The only controversial reporting about the school closings I've seen seems to be on the blogs. The people of Worcester understand the difficulty of the decision and the rational behind it. By making this decision Murray & the School committee are saving several teachers' jobs. And Worcester wouldn't be in this predicament in the first place if cities & towns received the proper education funding. Where is the outrage about the talks of Chapter 70 cuts!?

This is simply an example of the problem Murray continuously speaks about. . . Cities & towns are put in horrible budgeting situations due to a lack of support at the State level. This is why they are forced to rely on the property tax, which leads to more problems.

Oh, and as another BMG blogger explained Murray puts in many more hours then what he is paid. He is a full-time Mayor on a part-time salary.

Anonymous said...

The problem is called lack of state revenue. Mass is losing workers, families, jobs. Every legislator wants to support cities and towns - do we really need an LG to do the same? As I don't see any great fixes in Worcester under Tim's 'leadership' (to quote the T&G Worcester seems to be following Springfield and may go bankrupt if they don't solve the firefighters' contract...) Is this what we want for the whole state?

There seems to be a problem and it needs fixing. For my money (and vote) I want someone with a proven, life long record of accomplishment in economic development to be able to solve our state's fiscal issues. So far there is only one but I am open to persuasion. I just haven't seen that Tim has actually accomplished anything as 'mayor' to convince me...

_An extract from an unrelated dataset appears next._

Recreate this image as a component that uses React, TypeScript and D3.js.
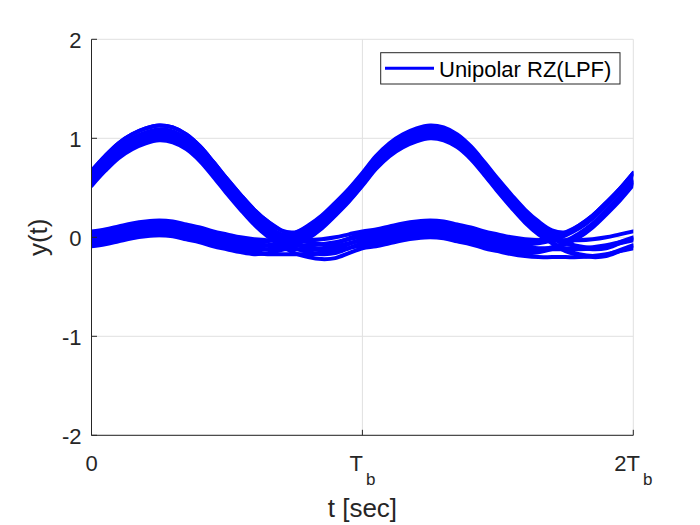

(BTW this is my first post and I shall remain honorably anonymous.)

Anonymous said...

I can just say this to those who poke their head in Worcester for a day and act as though they know the city dynamics. With a large majority of the vote mayor Murray won the mayors office handidly. Worcester is often called Wormtown and we don't walk more than 100 feet to go to a store. We have alot of pride and in the past few years with Mayor Murray and city manager Mike O'brien we have more of a reason to. The city of Worcester has a weak reresentation in Boston but we still manage to moderately grow. Mayor Murray has worked with brownfields which is the rehabilitation of factories that are no longer their. There are many examples of this in Worcester which usded to be a tremendous manufacturing city. Tim led the fight to abolish the Worcester Fashion outlets which was later sold and is planned to have a half million dolllar rehab of mix used developement. WPI a local college is collaboratting for a project to create what will be a biotech park which will be the source of new jobs. Worcester will have 1 billion in economic developement and there is more on the way. My primary reason for supporting Tim Murray is economic development and creative ways of bringing jobs to the state. So far Tim seems to be the only candidate with comprehensive planes with substance on a number of different issues.